S’il s’agit de défendre nos concitoyens, en France et dans le monde, il faut alors une France souveraine. Mais il n’y a pas de souveraineté sans budget sérieux, sans finances publiques solides, sans économie prospère.
Quand le Président de la République oppose pacte de sécurité et pacte de stabilité, il prend une très lourde responsabilité. Il ouvre ainsi les vannes au laxisme et à l’irresponsabilité de sa majorité.
Oui, l’impératif de sécurité de notre pays dans les heures sombres que nous vivons exige la souveraineté. Mais que reste-t-il de notre souveraineté lorsque la dette s’envole ? Et lorsque les pays vis-à-vis desquels nous exprimons tant de réserve sur le plan de nos engagements internationaux sont parmi les premiers souscripteurs de la dette française ?
Gouverner, c’est choisir ; c’est donc avoir une marge de liberté, une marge de choix.
Mais notre budget est de plus en plus asphyxié et notre pays est de moins capable de répondre aux urgences quand elles surgissent. Or nous ne sommes pas capables budgétairement de répondre aux impératifs de la situation d’urgence et de tragédie où se trouve notre pays.
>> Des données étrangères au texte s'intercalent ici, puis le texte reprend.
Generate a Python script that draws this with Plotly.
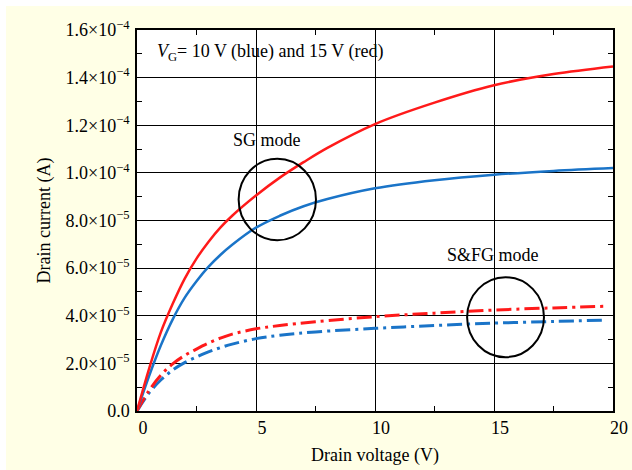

Comment assurer la prochaine et nécessaire loi de programmation militaire ? Certes il faut davantage de moyens pour la défense, la police, la sécurité, la justice.
Aujourd’hui, le Président de la République, le Gouvernement prennent des engagements dans le domaine de la sécurité. Compte tenu de l’impasse budgétaire dans laquelle se trouve notre pays, nous doutons de la capacité du gouvernement à les tenir et de sa volonté réelle de le faire.
Gouverner, c’est choisir et le gouvernement ne choisit pas. Le Haut conseil des finances publiques et la Cour des comptes le rappellent : les dépenses ne sont pas maîtrisées dans bien d’autres domaines de l’action publique. Les économies présentées en loi de finances sont le plus souvent virtuelles.
Oui la sécurité des Français est une priorité. Mais cette priorité n’est pas honorée du moins dans ce projet de budget et c’est pourquoi nous voterons contre.